Otra vez se metió en sí mismo, pero como si yo no estuviera delante, como si no existiese alguien que esperaba su palabra. Finalmente, regresó de aquella especie de inmersión y dijo:
– En cierto modo, es lógico, pero, al mismo tiempo, no lo es.
– ¿Es todo lo que se le ocurre? Usted lo encuentra lógico porque no conoce el proceso; es ilógico porque excede sus previsiones. Pero yo, como lo ignoro todo, lo encuentro sencillamente grotesco. Señor Siffer, ¿es lo corriente, en el mundo de los autómatas, que uno de ellos tenga contactos involuntarios con el Misterio y que muera invocando a la Divinidad? ¿A eso llama usted lógica, o más bien lo conceptúa ilógico?
– Y usted, ¿no tiene imaginación? ¿Es también materialista?
Me miraba de una manera iracunda, casi acusadora.
– Ustedes dicen que los personajes literarios están vivos, consideran como a sus semejantes a Iván Karamazov o al Príncipe Hamlet, discuten sus destinos y evalúan sus actos moralmente. ¡Ana hizo mal en engañar a su marido, Don Juan es un bellaco envidiable, el vuelo de Francesca nos conmueve!
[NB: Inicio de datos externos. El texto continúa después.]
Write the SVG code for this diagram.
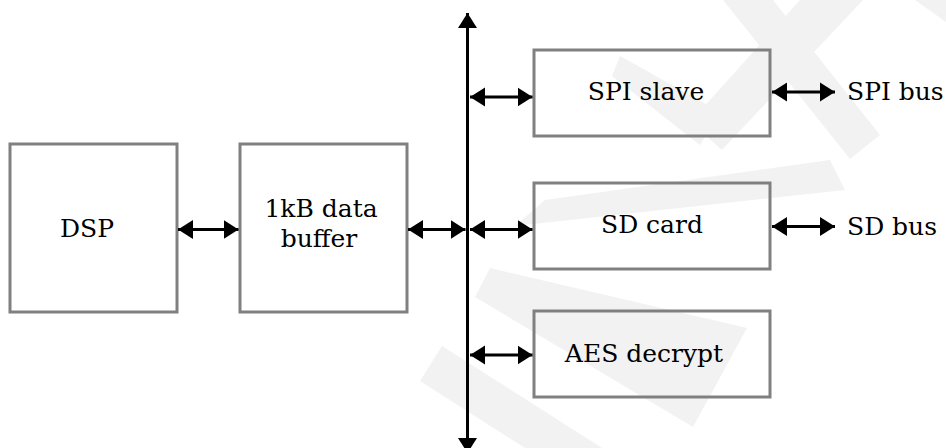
<svg xmlns="http://www.w3.org/2000/svg" width="946" height="448" viewBox="0 0 946 448">
<style>
.box{fill:none;stroke:#808080;stroke-width:3}
.lbl{font-family:"DejaVu Serif",serif;font-size:25px;fill:#000}
.c{stroke:#000;stroke-width:3;fill:none}
.wm{fill:#f2f2f2;stroke:none}
</style>
<defs>
<marker id="ah" markerUnits="userSpaceOnUse" markerWidth="16" markerHeight="20" viewBox="0 -10 16 20" refX="15" refY="0" orient="auto-start-reverse">
<path d="M0,-9.5 L15,0 L0,9.5 z" fill="#000"/>
</marker>
</defs>
<rect width="946" height="448" fill="#fff"/>
<g id="watermark">
<polygon class="wm" points="723,0 773,0 880,135 850,159"/>
<polygon class="wm" points="800,0 863,0 722,150 690,122"/>
<polygon class="wm" points="915,0 946,0 946,22"/>
<polygon class="wm" points="620,56 720,112 700,145 612,76"/>
<polygon class="wm" points="515,226 545,200 830,160 845,190"/>
<polygon class="wm" points="490,268 747,328 693,427 475,297"/>
<polygon class="wm" points="442,346 602,448 525,448 420,381"/>
</g>
<g id="dsp">
<rect class="box" x="10" y="144" width="167" height="168"/>
<text class="lbl" x="87" y="237" text-anchor="middle">DSP</text>
</g>
<g id="buffer">
<rect class="box" x="240" y="144" width="167" height="168"/>
<text class="lbl" x="321" y="217" text-anchor="middle">1kB data</text>
<text class="lbl" x="319" y="247" text-anchor="middle">buffer</text>
</g>
<g id="spi">
<rect class="box" x="534" y="50" width="236" height="86"/>
<text class="lbl" x="646" y="100" text-anchor="middle">SPI slave</text>
</g>
<g id="sd">
<rect class="box" x="534" y="183" width="236" height="86"/>
<text class="lbl" x="652" y="233" text-anchor="middle">SD card</text>
</g>
<g id="aes">
<rect class="box" x="534" y="311" width="236" height="86"/>
<text class="lbl" x="644" y="362" text-anchor="middle">AES decrypt</text>
</g>
<g id="spibus">
<text class="lbl" x="847" y="100">SPI bus</text>
</g>
<g id="sdbus">
<text class="lbl" x="847" y="235">SD bus</text>
</g>
<g id="connectors">
<line class="c" x1="467.5" y1="440" x2="467.5" y2="13" marker-end="url(#ah)" stroke-width="3.5"/>
<line class="c" x1="467.5" y1="30" x2="467.5" y2="453" marker-end="url(#ah)" stroke-width="3.5"/>
<line class="c" x1="178" y1="229.5" x2="238.5" y2="229.5" marker-start="url(#ah)" marker-end="url(#ah)"/>
<line class="c" x1="408" y1="229.5" x2="465.5" y2="229.5" marker-start="url(#ah)" marker-end="url(#ah)"/>
<line class="c" x1="470" y1="97" x2="532.5" y2="97" marker-start="url(#ah)" marker-end="url(#ah)"/>
<line class="c" x1="470" y1="229.5" x2="532.5" y2="229.5" marker-start="url(#ah)" marker-end="url(#ah)"/>
<line class="c" x1="470" y1="355" x2="532.5" y2="355" marker-start="url(#ah)" marker-end="url(#ah)"/>
<line class="c" x1="772" y1="92" x2="835" y2="92" marker-start="url(#ah)" marker-end="url(#ah)"/>
<line class="c" x1="772" y1="226.5" x2="835" y2="226.5" marker-start="url(#ah)" marker-end="url(#ah)"/>
</g>
</svg>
De acuerdo. Ustedes los eligen como representantes de lo más delicado, de lo más alto, también de lo más bajo, que alcanzaron los hombres. Pues bien, ¿qué más da, una imagen viva en las palabras, llámele usted don Quijote, o una muñeca en acción? Puede creer como Alíoscha o dudar como Hamlet. ¿Qué más da? Yo inventé a Irina como a un personaje literario, eso es todo. La inventé después de haber leído profundamente a Shakespeare. Me trajeron una muñeca receptiva, dotada de un aparato capaz de almacenar todo lo almacenable de lo humano y de lo divino.
– ¿Nada más?
– ¿Por qué me lo pregunta?
– Puedo hacerlo con palabras más explícitas. Cuando Irina salió de sus manos, ¿sabía usted que acabaría escribiendo poemas, dejándose arrebatar por lo Inefable, y llamando a Dios al morir? Todo eso ¿se lo había programado?
Me respondió sordamente:
– Yo le programé la libertad. Nada más. Ella combinó lo que llevaba dentro, quizás haya imitado. Los muñecos, como los hombres, se hacen a sí mismos imitando.